Oddity, l'enquête terrifiante d'une medium sur le meurtre de sa sœur
Venu d'Irlande, Oddity de Damian McCarthy nous a offert les moments de peur les plus efficaces de tout le festival, assez en tout cas pour décrocher le Prix du Public. Film hanté et tendu, il raconte la quête d'une medium aveugle qui utilise ses capacités pour essayer de découvrir le responsable du meurtre sanglant de sa sœur dans une bâtisse isolée de la campagne irlandaise.
Porté par l'interprétation brillante et mystérieuse de Carolyn Bracken dans un double rôle principal (la medium dans le présent et sa sœur dans les flashbacks), Oddity est un film efficace et simple qui sait parfaitement où il veut aller et nous emporte dans son mystère et ses frissons avec beaucoup d'intelligence. Beaucoup d'effets classiques du cinéma de genre y sont rejoués (les bruits mystérieux dans les pièces sombres, les apparitions glaçantes dans le dos des personnages), mais il y a quelque chose de rafraîchissant à regarder un film aussi bien ficelé, capable de captiver avec une économie de moyens mais surement pas une économie d'idées, faisant clairement de Damian McCarthy un réalisateur à suivre.
Comme In a Violent Nature, Oddity est disponible en streaming en France sur la plateforme Insomnia.
Else, un premier film fascinant, en chantier pendant plus de dix ans
Gérardmer est aussi l'occasion de découvrir des films complètement à part, qui surprennent par leur inventivité et leur vision singulière.

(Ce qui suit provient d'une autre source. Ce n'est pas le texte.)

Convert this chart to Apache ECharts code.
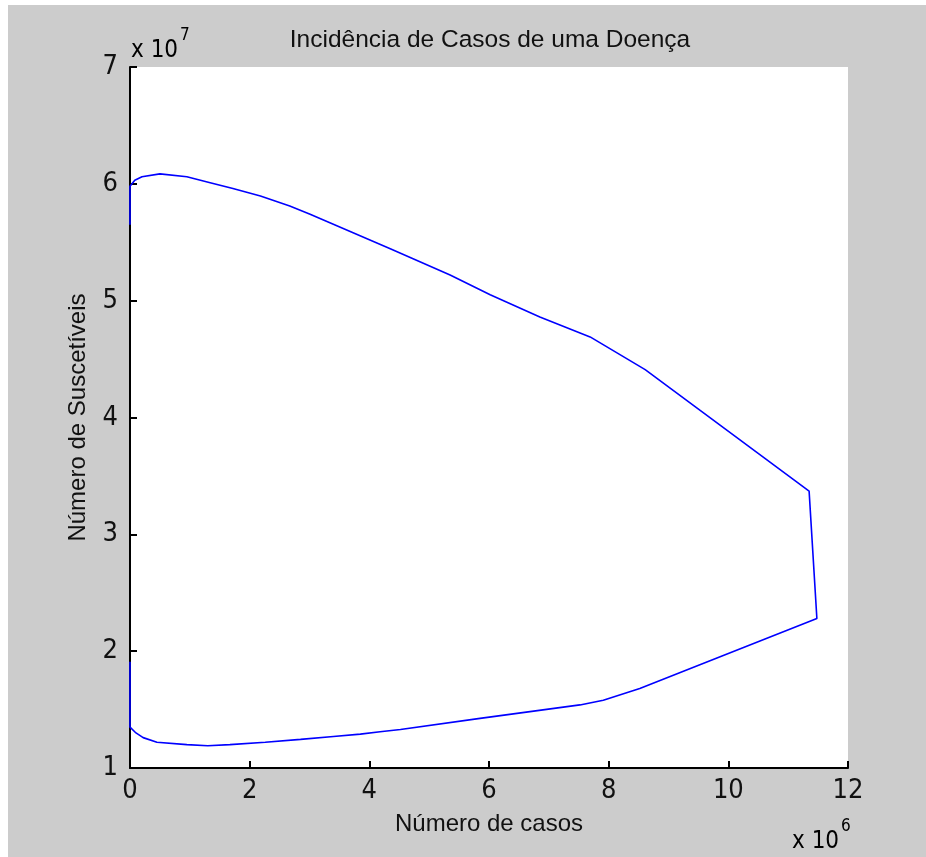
<!DOCTYPE html>
<html>
<head>
<meta charset="utf-8">
<script src="https://cdn.jsdelivr.net/npm/echarts@6/dist/echarts.min.js"></script>
<style>
  html, body { margin: 0; padding: 0; background: #ffffff; }
  #chart { position: absolute; left: 8px; top: 5px; width: 918px; height: 852px; }
</style>
</head>
<body>
<div id="chart"></div>
<script>
// Phase trajectory: cases (x 10^6) against susceptibles (x 10^7)
const casos = [
  0, 0, 0.10, 0.22, 0.45, 0.95, 1.30, 1.67, 2.26, 2.85, 3.40, 3.85, 4.18, 4.52, 5.85, 7.52, 7.91, 8.52,
  11.48, 11.35, 8.61, 7.69, 6.85, 6.02, 5.35, 4.35, 3.01, 2.67, 2.18, 1.72, 1.34, 0.95, 0.50, 0.20, 0.08, 0, 0
];
const suscetiveis = [
  1.91, 1.35, 1.30, 1.26, 1.22, 1.20, 1.19, 1.20, 1.22, 1.245, 1.27, 1.29, 1.31, 1.33, 1.425, 1.54, 1.58, 1.68,
  2.28, 3.37, 4.41, 4.69, 4.86, 5.05, 5.22, 5.445, 5.74, 5.81, 5.895, 5.96, 6.01, 6.06, 6.085, 6.06, 6.03, 5.98, 5.65
];
const xTicks = { min: 0, max: 12, interval: 2 };
const yTicks = { min: 1, max: 7, interval: 1 };

const titulo = 'Incidência de Casos de uma Doença';
const nomeX = 'Número de casos';
const nomeY = 'Número de Suscetíveis';

const FONT = '"Liberation Sans", Arial, sans-serif';
const FONT_NUM = '"Liberation Sans Narrow", "DejaVu Sans Condensed", "Liberation Sans", sans-serif';
const pontos = casos.map((c, i) => [c, suscetiveis[i]]);

// "x 10^n" multiplier label drawn beside an axis
function multiplicador(expoente, left, top) {
  return {
    type: 'text', left: left, top: top,
    style: {
      text: '{b|x 10}{e|' + expoente + '}',
      rich: {
        b: { fontFamily: FONT_NUM, fontSize: 24, color: '#111', verticalAlign: 'bottom', lineHeight: 36 },
        e: { fontFamily: FONT_NUM, fontSize: 17, color: '#111', verticalAlign: 'top', padding: [0, 0, 16, 2] }
      }
    }
  };
}

const chart = echarts.init(document.getElementById('chart'), null, { renderer: 'canvas' });
chart.setOption({
  backgroundColor: '#cccccc',
  animation: false,
  title: {
    text: titulo,
    left: 477, top: 18, textAlign: 'center',
    textStyle: { fontFamily: FONT, fontSize: 24.5, fontWeight: 'normal', color: '#111' }
  },
  grid: { left: 122, top: 62, right: 78, bottom: 89, show: true, backgroundColor: '#ffffff', borderWidth: 0 },
  xAxis: {
    type: 'value', min: xTicks.min, max: xTicks.max, interval: xTicks.interval,
    name: nomeX, nameLocation: 'middle', nameGap: 44,
    nameTextStyle: { fontFamily: FONT, fontSize: 24, color: '#111' },
    axisLine: { lineStyle: { color: '#000', width: 2 } },
    axisTick: { inside: true, length: 7, lineStyle: { color: '#000', width: 2 } },
    axisLabel: { fontFamily: FONT_NUM, fontSize: 27, color: '#111', margin: 9 },
    splitLine: { show: false }
  },
  yAxis: {
    type: 'value', min: yTicks.min, max: yTicks.max, interval: yTicks.interval,
    name: nomeY, nameLocation: 'middle', nameGap: 40,
    nameTextStyle: { fontFamily: FONT, fontSize: 24, color: '#111' },
    axisLine: { lineStyle: { color: '#000', width: 2 } },
    axisTick: { inside: true, length: 7, lineStyle: { color: '#000', width: 2 } },
    axisLabel: { fontFamily: FONT_NUM, fontSize: 27, color: '#111', margin: 12 },
    splitLine: { show: false }
  },
  graphic: [
    multiplicador(7, 123, 22),
    multiplicador(6, 784, 813)
  ],
  series: [{
    type: 'line',
    data: pontos,
    showSymbol: false,
    smooth: false,
    lineStyle: { color: '#0000ff', width: 1.6 }
  }]
});
</script>
</body>
</html>
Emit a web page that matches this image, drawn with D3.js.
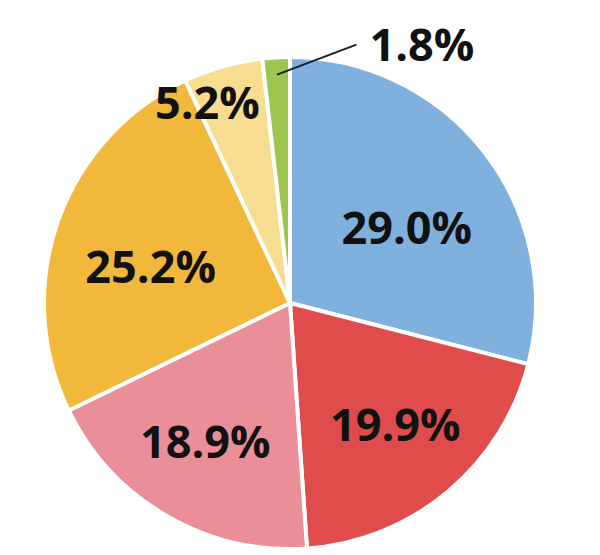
<!DOCTYPE html>
<html>
<head>
<meta charset="utf-8">
<script src="https://cdn.jsdelivr.net/npm/d3@7"></script>
<style>
  body { margin: 0; background: #fff; }
</style>
</head>
<body>
<svg width="600" height="555"></svg>
<script>
// data
const labels = ['29.0%', '19.9%', '18.9%', '25.2%', '5.2%', '1.8%'];
const values = [29.0, 19.9, 18.9, 25.2, 5.2, 1.8];
const colors = ['#80B0DE', '#E04C4C', '#EA8E98', '#F2B83B', '#F8DD90', '#9DC64E'];

const svg = d3.select('svg');
const cx = 290, cy = 303, radius = 246;

const g = svg.append('g').attr('transform', `translate(${cx},${cy})`);

const pie = d3.pie().sort(null).value((d) => d);
const arcs = pie(values);

const arc = d3.arc().innerRadius(0).outerRadius(radius);

// slices
g.selectAll('path.slice')
    .data(arcs)
    .enter()
    .append('path')
    .attr('class', 'slice')
    .attr('d', arc)
    .attr('fill', (d, i) => colors[i])
    .attr('stroke', '#fff')
    .attr('stroke-width', 4)
    .attr('stroke-linejoin', 'round');

// label placement: radius fraction and angle nudge (deg) per slice
const labelR = [0.565, 0.655, 0.66, 0.585, 0.88];
const labelNudge = [5, -1, 1.4, -5, -6.6];
const labelXY = (d, i) => {
    const a = (d.startAngle + d.endAngle) / 2 + labelNudge[i] * Math.PI / 180;
    const r = radius * labelR[i];
    return [r * Math.sin(a), -r * Math.cos(a)];
};

g.selectAll('text.lbl')
    .data(arcs.slice(0, 5))
    .enter()
    .append('text')
    .attr('class', 'lbl')
    .attr('transform', (d, i) => `translate(${labelXY(d, i)})`)
    .attr('text-anchor', 'middle')
    .attr('dy', '0.36em')
    .style('font-family', '"Open Sans", sans-serif')
    .style('font-weight', 'bold')
    .style('font-size', '45px')
    .attr('fill', '#111')
    .text((d, i) => labels[i]);

// small slice: leader line + outside label
const small = arcs[5];
const inner = d3.arc().innerRadius(radius * 0.93).outerRadius(radius * 0.93).centroid(small);
const elbow = [radius * 0.27, -radius * 1.05];
g.append('line')
    .attr('x1', inner[0]).attr('y1', inner[1])
    .attr('x2', elbow[0]).attr('y2', elbow[1])
    .attr('stroke', '#1a1a2a')
    .attr('stroke-width', 1.8);

g.append('text')
    .attr('x', elbow[0] + 13)
    .attr('y', elbow[1])
    .attr('dy', '0.36em')
    .style('font-family', '"Open Sans", sans-serif')
    .style('font-weight', 'bold')
    .style('font-size', '45px')
    .attr('fill', '#111')
    .text(labels[5]);
</script>
</body>
</html>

Et cette année, c'est clairement à Else que revient cette palme. Réalisé par le Français Thibault Emin et en gestation durant 13 ans, le film propose un mélange des genres étonnant.
Débutant comme un film de confinement à la limite de la rom-com farfelue, Else suit un jeune couple contraint de se cloitrer dans un appartement à la suite d'une étrange et inexplicable épidémie qui voit les êtres vivants fusionner avec les objets qui les entourent… Peu à peu, avec beaucoup d'inventivité et des images parfois stupéfiantes, le film nous amène dans une atmosphère apocalyptique unique et touchante.
Si le film n'est pas exempt de quelques vraies maladresses qui rallongent parfois inutilement sa durée, sa créativité visuelle est indéniable, évoquant en vrac l'onirisme d'un David Lynch, les accumulations étouffantes de Shinya Tsukamoto ou le pur désespoir viscéral des films de Konstantin Lopushansky. Une découverte enthousiasmante que l'on espère voir dans les cinémas sous peu, et qui nous rappelle pourquoi, d'année en année, on retourne avec le même plaisir dans les salles obscures du Festival de Gérardmer.